Given the complex structure of the incentives, one concern is that families may not have adequately understood how to earn the money. Drawing on qualitative evidence, the impact report concludes: “Parents understood the program’s general offer and purposes but many were initially confused about some of the details, requiring the providers to make ongoing efforts to educate families about the specific rewards and how to claim them.”
Despite some confusion, families in the program were quite successful at earning many of the program rewards, taking in an average of $3,000 per year. Almost half of the earnings came from meeting the education conditions (44 percent), followed by health-related conditions (38 percent), and 18 percent of the income came from work-related conditions. Families many used this money to pay for expenses, but also reported some increased leisure activities and allowance for children.

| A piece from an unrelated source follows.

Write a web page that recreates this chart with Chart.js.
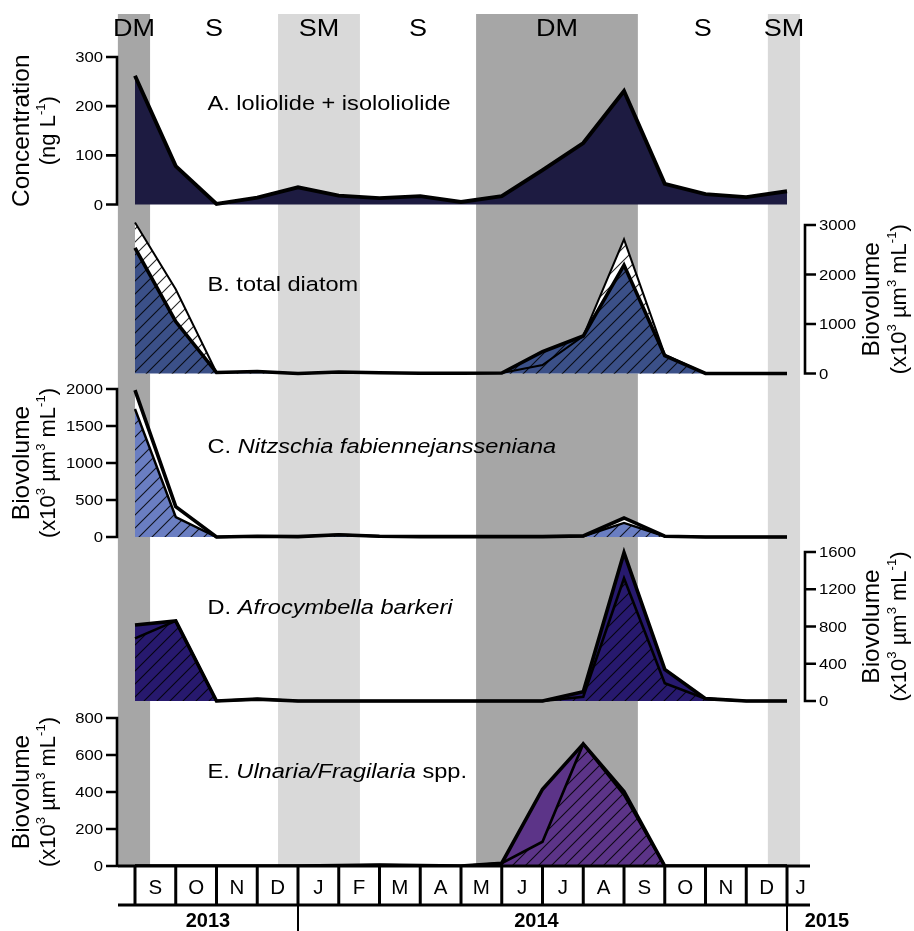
<!DOCTYPE html>
<html>
<head>
<meta charset="utf-8">
<script src="https://cdn.jsdelivr.net/npm/chart.js@4.4.1/dist/chart.umd.min.js"></script>
<style>
  html, body { margin: 0; padding: 0; background: #fff; }
  canvas { display: block; }
</style>
</head>
<body>
<canvas id="c" width="914" height="931"></canvas>
<script>
// sampling points: month index, 0 = start of Sep 2013
const sampleIdx = [0, 1, 2, 3, 4, 5, 6, 7, 8, 9, 10, 11, 12, 13, 14, 15, 16];
const monthLabels = ['S', 'O', 'N', 'D', 'J', 'F', 'M', 'A', 'M', 'J', 'J', 'A', 'S', 'O', 'N', 'D', 'J'];
const yearLabels = ['2013', '2014', '2015'];
const yearStart = [-0.42, 4, 16];

// seasons, in month index units
const seasonLabels = ['DM', 'S', 'SM', 'S', 'DM', 'S', 'SM'];
const seasonFrom = [-0.42, 0.37, 3.51, 5.52, 8.37, 12.34, 15.53];
const seasonTo   = [0.37, 3.51, 5.52, 8.37, 12.34, 15.53, 16.32];

// A. loliolide + isololiolide (ng/L)
const loliolide = [262, 78, 1, 14, 35, 18, 13, 17, 5, 17, 70, 125, 231, 42, 21, 15, 27];
// B. total diatom
const diatom1 = [2540, 1050, 20, 40, 0, 30, 15, 5, 5, 10, 440, 757, 2190, 360, 0, 0, 0];
const diatom2 = [3050, 1700, 20, 40, 0, 30, 15, 5, 5, 10, 170, 757, 2710, 380, 0, 0, 0];
// C. Nitzschia fabiennejansseniana
const nitzschia1 = [1985, 410, 0, 10, 5, 30, 10, 5, 5, 5, 5, 15, 257, 10, 0, 0, 0];
const nitzschia2 = [1730, 270, 0, 10, 5, 30, 10, 5, 5, 5, 5, 10, 190, 10, 0, 0, 0];
// D. Afrocymbella barkeri
const afrocymbella1 = [816, 860, 0, 20, 0, 0, 0, 0, 0, 0, 0, 100, 1593, 340, 25, 0, 0];
const afrocymbella2 = [673, 860, 0, 20, 0, 0, 0, 0, 0, 0, 0, 46, 1318, 190, 25, 0, 0];
// E. Ulnaria/Fragilaria spp.
const ulnaria1 = [0, 0, 0, 0, 0, 3, 5, 3, 0, 15, 415, 660, 402, 0, 0, 0, 0];
const ulnaria2 = [0, 0, 0, 0, 0, 3, 5, 3, 0, 15, 131, 660, 384, 0, 0, 0, 0];

const ticksA = [0, 100, 200, 300];
const ticksB = [0, 1000, 2000, 3000];
const ticksC = [0, 500, 1000, 1500, 2000];
const ticksD = [0, 400, 800, 1200, 1600];
const ticksE = [0, 200, 400, 600, 800];

const FONT = 'Arial, "Liberation Sans", Helvetica, sans-serif';
const TOP = 14, BOTTOM = 866;
const SX = 1.15; // text in the figure is a bit wide
const canvas = document.getElementById('c');
const ctx0 = canvas.getContext('2d');

function hatch(color, lines) {
  const s = 13;
  const t = document.createElement('canvas');
  t.width = t.height = s;
  const g = t.getContext('2d');
  g.fillStyle = color; g.fillRect(0, 0, s, s);
  if (lines !== false) {
    g.strokeStyle = 'rgba(0,0,0,0.85)';
    g.lineWidth = 1.1;
    g.beginPath();
    g.moveTo(0, s); g.lineTo(s, 0);
    g.moveTo(-2, 2); g.lineTo(2, -2);
    g.moveTo(s - 2, s + 2); g.lineTo(s + 2, s - 2);
    g.stroke();
  }
  return ctx0.createPattern(t, 'repeat');
}

// value range for each panel so that 0 and top tick land on given pixel rows
function yRange(p0, p1, v) {
  const k = v / (p0 - p1);
  return { min: -(BOTTOM - p0) * k, max: v + (p1 - TOP) * k, display: false };
}

const pts = vals => sampleIdx.map((x, i) => ({ x: x, y: vals[i] }));
function ds(vals, axis, bg, w) {
  return { data: pts(vals), yAxisID: axis, fill: 'origin', backgroundColor: bg,
           borderColor: '#000', borderWidth: w, pointRadius: 0, tension: 0 };
}

const UNIT_BIO = [['(x10'], ['3', 1], [' µm'], ['3', 1], [' mL'], ['-1', 1], [')']];
const panels = [
  { id: 'yA', ticks: ticksA, side: 'left', title: 'Concentration', unit: [['(ng L'], ['-1', 1], [')']],
    label: [['A. loliolide + isololiolide', 0]], ly: 47 },
  { id: 'yB', ticks: ticksB, side: 'right', title: 'Biovolume', unit: UNIT_BIO,
    label: [['B. total diatom', 0]], ly: 60 },
  { id: 'yC', ticks: ticksC, side: 'left', title: 'Biovolume', unit: UNIT_BIO,
    label: [['C. ', 0], ['Nitzschia fabiennejansseniana', 1]], ly: 58 },
  { id: 'yD', ticks: ticksD, side: 'right', title: 'Biovolume', unit: UNIT_BIO,
    label: [['D. ', 0], ['Afrocymbella barkeri', 1]], ly: 56 },
  { id: 'yE', ticks: ticksE, side: 'left', title: 'Biovolume', unit: UNIT_BIO,
    label: [['E. ', 0], ['Ulnaria/Fragilaria', 1], [' spp.', 0]], ly: 54 }
];

const colA = '#1d1b41', colB = '#3b5088', colC = '#6a7ec2', colD = '#27196e', colE = '#5c3488';

const bgPlugin = {
  id: 'bands',
  beforeDraw(chart) {
    const c = chart.ctx, xs = chart.scales.x;
    c.save();
    seasonLabels.forEach((s, i) => {
      if (s === 'S') return;
      const x0 = xs.getPixelForValue(seasonFrom[i]), x1 = xs.getPixelForValue(seasonTo[i]);
      c.fillStyle = s === 'DM' ? '#a6a6a6' : '#d9d9d9';
      c.fillRect(x0, TOP, x1 - x0, BOTTOM - TOP);
    });
    c.restore();
  }
};

// text stretched horizontally around its anchor
function wideText(c, txt, x, y, align) {
  c.save();
  c.translate(x, y);
  c.scale(SX, 1);
  c.textAlign = align;
  c.fillText(txt, 0, 0);
  c.restore();
}

function drawSupText(c, parts, size, cx, cy) {
  const sm = Math.round(size * 0.6);
  let w = 0;
  parts.forEach(p => { c.font = (p[1] ? sm : size) + 'px ' + FONT; w += c.measureText(p[0]).width; });
  let x = cx - w / 2;
  c.textBaseline = 'middle';
  c.textAlign = 'left';
  parts.forEach(p => {
    c.font = (p[1] ? sm : size) + 'px ' + FONT;
    c.fillText(p[0], x, p[1] ? cy - size * 0.36 : cy);
    x += c.measureText(p[0]).width;
  });
}

const axisPlugin = {
  id: 'axes',
  afterDraw(chart) {
    const c = chart.ctx, xs = chart.scales.x, area = chart.chartArea;
    c.save();
    c.fillStyle = '#000';
    c.strokeStyle = '#000';

    panels.forEach(p => {
      const sc = chart.scales[p.id];
      const yb = sc.getPixelForValue(0), yt = sc.getPixelForValue(p.ticks[p.ticks.length - 1]);
      const left = p.side === 'left';
      const ax = left ? area.left - 1 : area.right - 5;
      const d = left ? -1 : 1;
      c.lineWidth = 2.6;
      c.lineCap = 'butt';
      c.beginPath();
      c.moveTo(ax, yb + 1.3); c.lineTo(ax, yt - 1.3);
      p.ticks.forEach(t => {
        const y = sc.getPixelForValue(t);
        c.moveTo(ax, y); c.lineTo(ax + d * 11, y);
      });
      c.stroke();
      c.font = '14.5px ' + FONT;
      c.textBaseline = 'middle';
      p.ticks.forEach(t => {
        wideText(c, String(t), ax + d * 14, sc.getPixelForValue(t) + 1, left ? 'right' : 'left');
      });

      // axis title, rotated
      const cy = (yb + yt) / 2;
      const x1 = left ? 22 : 872, x2 = left ? 49 : 900;
      c.save();
      c.translate(x1, cy); c.rotate(-Math.PI / 2);
      c.font = '24.5px ' + FONT; c.textAlign = 'center'; c.textBaseline = 'middle';
      c.fillText(p.title, 0, 0);
      c.restore();
      c.save();
      c.translate(x2, cy); c.rotate(-Math.PI / 2);
      drawSupText(c, p.unit, 22, 0, 0);
      c.restore();

      // panel label
      let x = xs.getPixelForValue(1.78);
      const ly = yt + p.ly;
      c.textBaseline = 'middle';
      p.label.forEach(s => {
        c.font = (s[1] ? 'italic ' : '') + '20.5px ' + FONT;
        wideText(c, s[0], x, ly, 'left');
        x += c.measureText(s[0]).width * SX;
      });
    });

    // season labels
    c.font = '23.5px ' + FONT; c.textBaseline = 'middle';
    seasonLabels.forEach((s, i) => {
      wideText(c, s, xs.getPixelForValue((seasonFrom[i] + seasonTo[i]) / 2), 30, 'center');
    });

    // bottom axis with month boxes
    const yb = area.bottom, boxB = yb + 39;
    c.lineWidth = 3;
    c.beginPath();
    c.moveTo(area.left, yb); c.lineTo(area.right, yb);
    c.moveTo(area.left, boxB); c.lineTo(area.right, boxB);
    sampleIdx.forEach(i => {
      const x = xs.getPixelForValue(i);
      c.moveTo(x, yb); c.lineTo(x, boxB);
    });
    c.stroke();
    c.lineWidth = 2;
    c.beginPath();
    yearStart.slice(1).forEach(v => {
      const x = xs.getPixelForValue(v);
      c.moveTo(x, boxB); c.lineTo(x, 931);
    });
    c.stroke();

    c.font = '20.5px ' + FONT; c.textAlign = 'center'; c.textBaseline = 'middle';
    monthLabels.forEach((m, i) => {
      const v = i < monthLabels.length - 1 ? i + 0.5 : (i + xs.max) / 2 + 0.05;
      c.fillText(m, xs.getPixelForValue(v), yb + 22);
    });
    c.font = 'bold 20px ' + FONT;
    const yearMid = [(yearStart[0] + yearStart[1]) / 2, 9.85, 16.98];
    yearLabels.forEach((yl, i) => {
      c.fillText(yl, xs.getPixelForValue(yearMid[i]), 921);
    });
    c.restore();
  }
};

// earlier datasets are painted on top
new Chart(canvas, {
  type: 'line',
  data: {
    datasets: [
      ds(loliolide, 'yA', colA, 3.9),
      ds(diatom1, 'yB', hatch(colB), 3.6),
      ds(diatom2, 'yB', hatch('#ffffff'), 2),
      ds(nitzschia2, 'yC', hatch(colC), 2.4),
      ds(nitzschia1, 'yC', hatch('#ffffff', false), 3.6),
      ds(afrocymbella2, 'yD', hatch(colD), 2.6),
      ds(afrocymbella1, 'yD', colD, 3.6),
      ds(ulnaria2, 'yE', hatch(colE), 2.6),
      ds(ulnaria1, 'yE', colE, 3.6)
    ]
  },
  options: {
    responsive: false,
    animation: false,
    devicePixelRatio: 1,
    layout: { padding: { left: 118, right: 104, top: TOP, bottom: 931 - BOTTOM } },
    plugins: { legend: { display: false }, tooltip: { enabled: false },
               filler: { drawTime: 'beforeDatasetsDraw' } },
    scales: {
      x: { type: 'linear', min: -0.417, max: 16.564, display: false },
      yA: yRange(204.5, 57, 300),
      yB: yRange(373.5, 225, 3000),
      yC: yRange(537, 389, 2000),
      yD: yRange(701, 552, 1600),
      yE: yRange(866, 718, 800)
    }
  },
  plugins: [bgPlugin, axisPlugin]
});
</script>
</body>
</html>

Not surprisingly since the treatment involved cash transfers, the program had a significant impact on the percentage of families below the poverty line (16 percent lower than treatment group) and also on material deprivation (33 percent less likely to report problems with food security), improved financial security and bank assets. The program also had a significant effect on some preventative health services utilization encouraging greater use of a regular source of care, lower use of the emergency room, and greater frequency of dental visits. For parental employment, there were some modest significant effects on current employment, but the treatment group actually worked less and earned slightly less than the control group.
These gains, although somewhat encouraging of more positive behaviors, did not translate into any gains in educational results for the children in the study. Attendance did not improve in any group of children except for 9th graders – where it remained abysmally low. Similarly, proficiency levels in basic literacy and numeracy did not improve at any grade level.
In addition to the less than stellar educational impacts, the Opportunity NYC program was probably undone by the excessive cost and the political headache that it created for the Mayor’s office. None of this is to say that the program could not have succeeded, given more time and ability to refine the implementation, but in the current economic and political climate the prospect of a large city shelling out money to poor families to get them to change their behavior seemed like high-cost bribery to some critics. Whatever modest successes the new program for low-income men produces, expect some of the same criticisms that the government is spending too much money to try and change the behavior of the poor. Considering that New York City is one of the wealthiest and most progressive cities in the United States, it seems unlikely that these types of initiatives will catch on in other states and cities. I expect that some of the buried failures won’t be excavated for a long time.